Corn inspections in the seven days that ended on April 16 were reported at 683,854 metric tons, down from 1.18 million tons a week earlier, the agency said in a report.
The total also was down from the 1.36 million tons examined for shipment during the same week in 2019.
Wheat assessments dropped to 469,922 metric tons last week from 660,375 tons, the USDA said. During the same period a year earlier, the government inspected 829,703 tons of wheat for offshore delivery.
Soybean inspections, meanwhile, came in at 539,824 metric tons, up from 474,225 tons a week earlier, the report said. That also was up from the 386,068 tons assessed during the same week last year.
Since the start of the marketing year on September 1, the government has inspected 21.2 million metric tons of corn for overseas delivery. That’s down from the 33.3 million tons examined during the same time frame a year earlier, the USDA said.
Examinations of soybeans since the start of September now stand at 32.9 million metric tons, up from 31 million tons at this point in 2019.
Wheat inspections since the start of the grain’s marketing year on June 1 are now at 22 million metric tons, up from 20.8 million tons assessed during the same period the previous year, the government said in its report.

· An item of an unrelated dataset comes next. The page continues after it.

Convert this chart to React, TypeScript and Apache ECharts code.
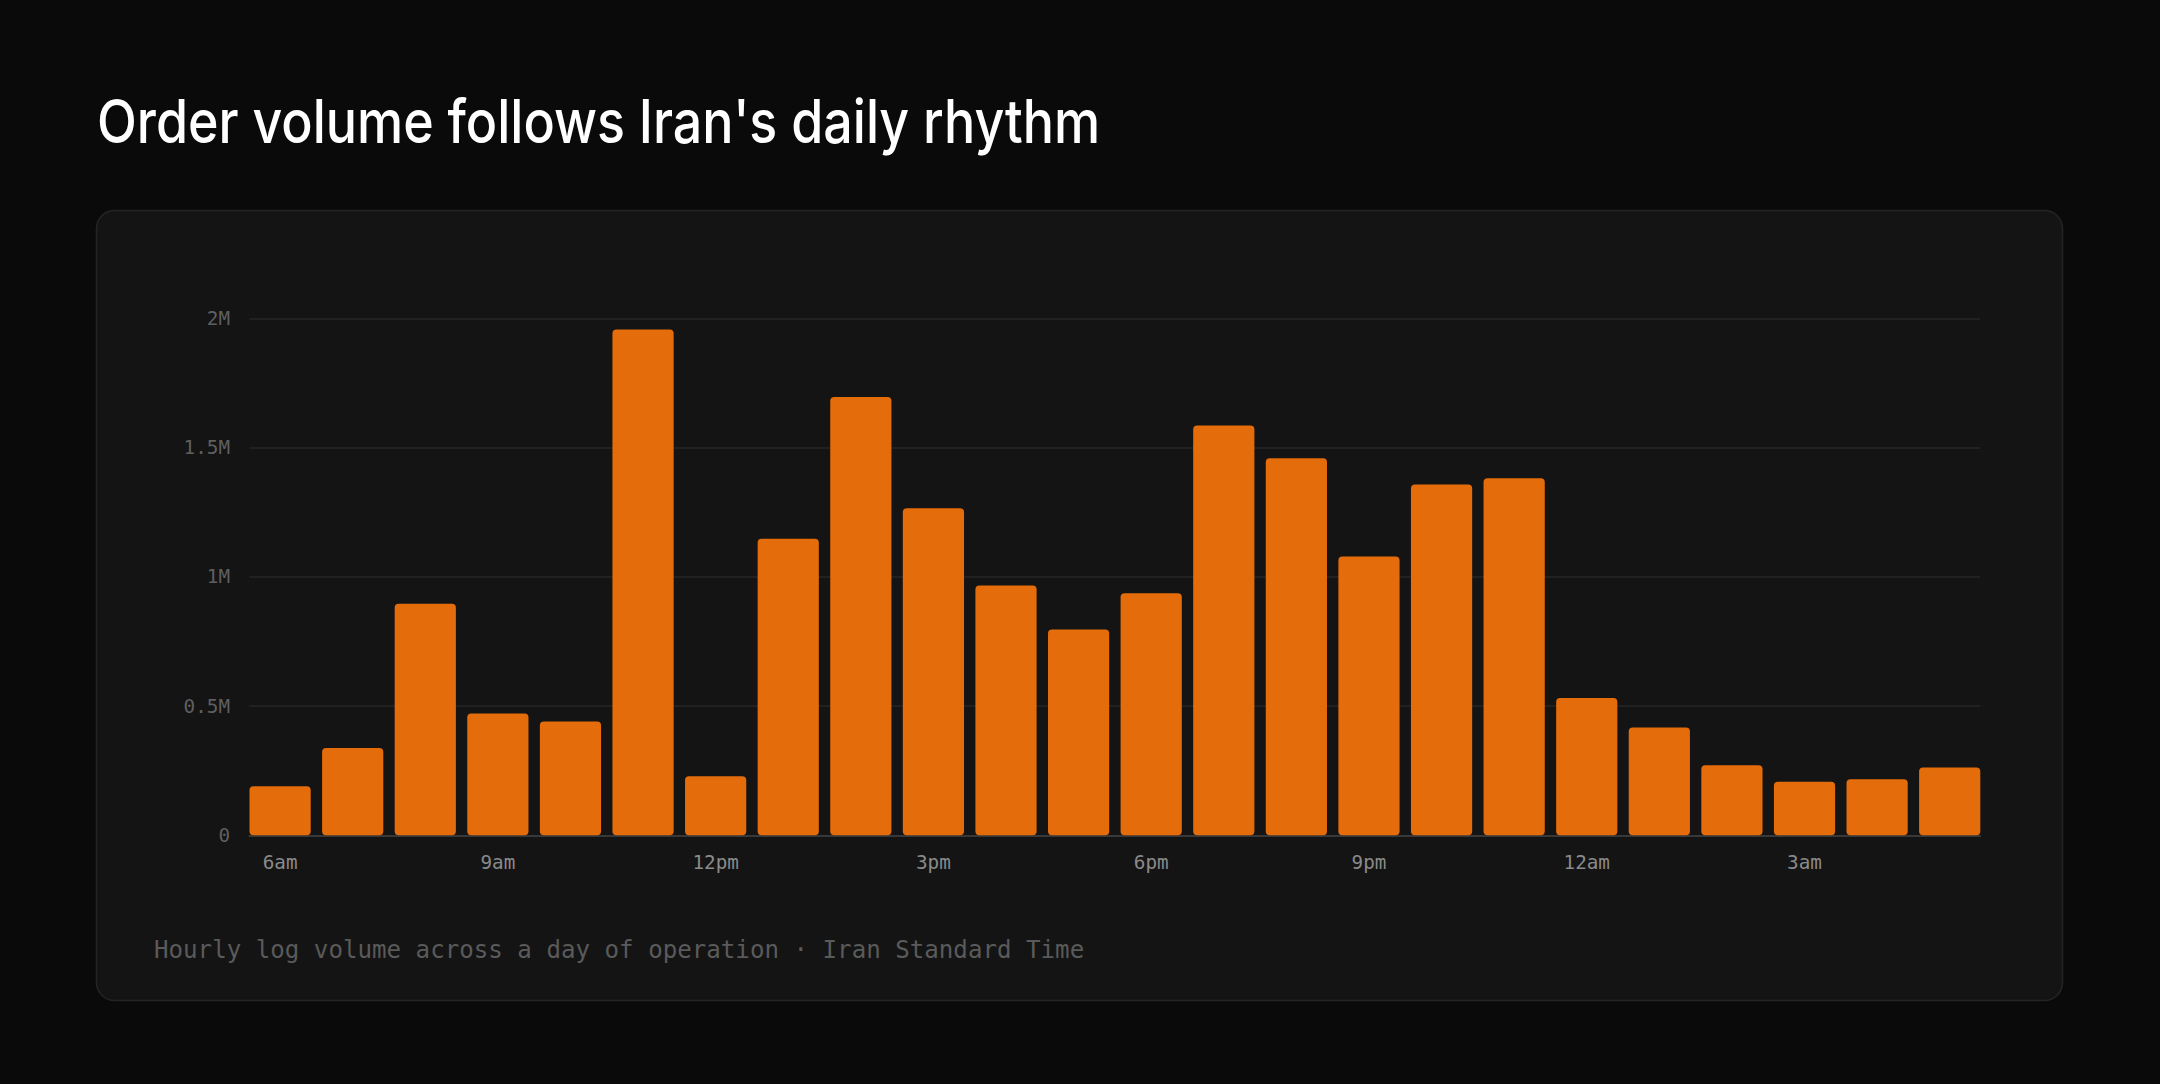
import React, { useEffect, useRef } from "react";
import * as echarts from "echarts";

const HOURS = [
  "6am", "7am", "8am", "9am", "10am", "11am", "12pm", "1pm", "2pm", "3pm", "4pm", "5pm",
  "6pm", "7pm", "8pm", "9pm", "10pm", "11pm", "12am", "1am", "2am", "3am", "4am", "5am",
];
const ORDERS = [
  190000, 338000, 896000, 471000, 440000, 1957000, 229000, 1148000, 1696000, 1266000, 967000, 796000,
  937000, 1586000, 1459000, 1079000, 1358000, 1382000, 531000, 417000, 271000, 207000, 217000, 262000,
];
const Y_TICKS = [0, 500000, 1000000, 1500000, 2000000];
const Y_TICK_LABELS = ["0", "0.5M", "1M", "1.5M", "2M"];
const TITLE = "Order volume follows Iran's daily rhythm";
const FOOTNOTE = "Hourly log volume across a day of operation · Iran Standard Time";

const MONO = "'DejaVu Sans Mono', monospace";

export default function App() {
  const ref = useRef<HTMLDivElement>(null);
  useEffect(() => {
    document.body.style.margin = "0";
    document.body.style.background = "#0a0a0a";
    const chart = echarts.init(ref.current!, null, { renderer: "svg" });
    const yMax = Y_TICKS[Y_TICKS.length - 1];
    const yStep = Y_TICKS[1] - Y_TICKS[0];
    chart.setOption({
      animation: false,
      backgroundColor: "#0a0a0a",
      graphic: [
        {
          type: "rect",
          z: -10,
          silent: true,
          shape: { x: 96.5, y: 210.5, width: 1966, height: 790, r: 18 },
          style: { fill: "#141414", stroke: "#242424", lineWidth: 1.5 },
        },
        {
          type: "text",
          x: 97,
          y: 122,
          scaleX: 0.866,
          style: {
            text: TITLE,
            fill: "#ffffff",
            font: "500 60px Inter",
            verticalAlign: "middle",
            align: "left",
          },
        },
        {
          type: "text",
          x: 154,
          y: 950,
          style: {
            text: FOOTNOTE,
            fill: "#5a5a5a",
            font: `24.15px ${MONO}`,
            verticalAlign: "middle",
            align: "left",
          },
        },
      ],
      grid: [
        { left: 243.8, width: 1742.2, top: 318.5, height: 516.8 },
        { left: 249.5, width: 1730.7, top: 318.5, height: 516.8 },
      ],
      xAxis: [
        {
          type: "category",
          gridIndex: 0,
          data: HOURS,
          axisLine: { show: false },
          axisTick: { show: false },
          axisLabel: {
            interval: 2,
            color: "#8a8a8a",
            fontFamily: MONO,
            fontSize: 19.3,
            margin: 17.5,
          },
        },
        {
          type: "category",
          gridIndex: 1,
          data: HOURS,
          axisLine: { show: true, lineStyle: { color: "#383838", width: 2 } },
          axisTick: { show: false },
          axisLabel: { show: false },
        },
      ],
      yAxis: [
        { type: "value", gridIndex: 0, min: 0, max: yMax, interval: yStep, show: false },
        {
          type: "value",
          gridIndex: 1,
          min: 0,
          max: yMax,
          interval: yStep,
          axisLine: { show: false },
          axisTick: { show: false },
          splitLine: { lineStyle: { color: "#262626", width: 1.5 } },
          axisLabel: {
            color: "#5f5f5f",
            fontFamily: MONO,
            fontSize: 19.3,
            margin: 19.5,
            formatter: (v: number) => {
              const i = Y_TICKS.indexOf(v);
              return i >= 0 ? Y_TICK_LABELS[i] : "";
            },
          },
        },
      ],
      series: [
        {
          type: "bar",
          xAxisIndex: 0,
          yAxisIndex: 0,
          data: ORDERS,
          barWidth: 61.2,
          z: 3,
          itemStyle: { color: "#e56c0a", borderRadius: 4 },
        },
      ],
    });
    return () => chart.dispose();
  }, []);
  return (
    <div
      ref={ref}
      style={{ position: "absolute", left: 0, top: 0, width: 2160, height: 1084 }}
    />
  );
}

3. Severe Thunderstorms Expected to Fire Up in Southern Plains Later Today
Weather maps are relatively quiet this morning compared to how active they’ve been in recent days.
In the Southern Plains where hard red winter wheat is maturing, strong thunderstorms are forecast for later today, according to the National Weather Service.
Hail the size of a quarter is expected along with wind gusts from 55 to 60 mph, the NWS said in a report early this morning. Heavy rain also is in the forecast, mainly near the Kansas-Oklahoma border.
Farther north, meanwhile, temperatures in northern Ohio and southern Michigan are expected to drop to around 30˚F. tonight.
Frost is possible in the region ahead of thunderstorms that will develop later in the week, the agency said. The storms aren’t expected to be severe.
In southern Ohio, meanwhile, temperatures as low as 28˚F. are expected in several counties overnight tonight into Wednesday morning. Frost and freezing conditions are expected, the NWS said.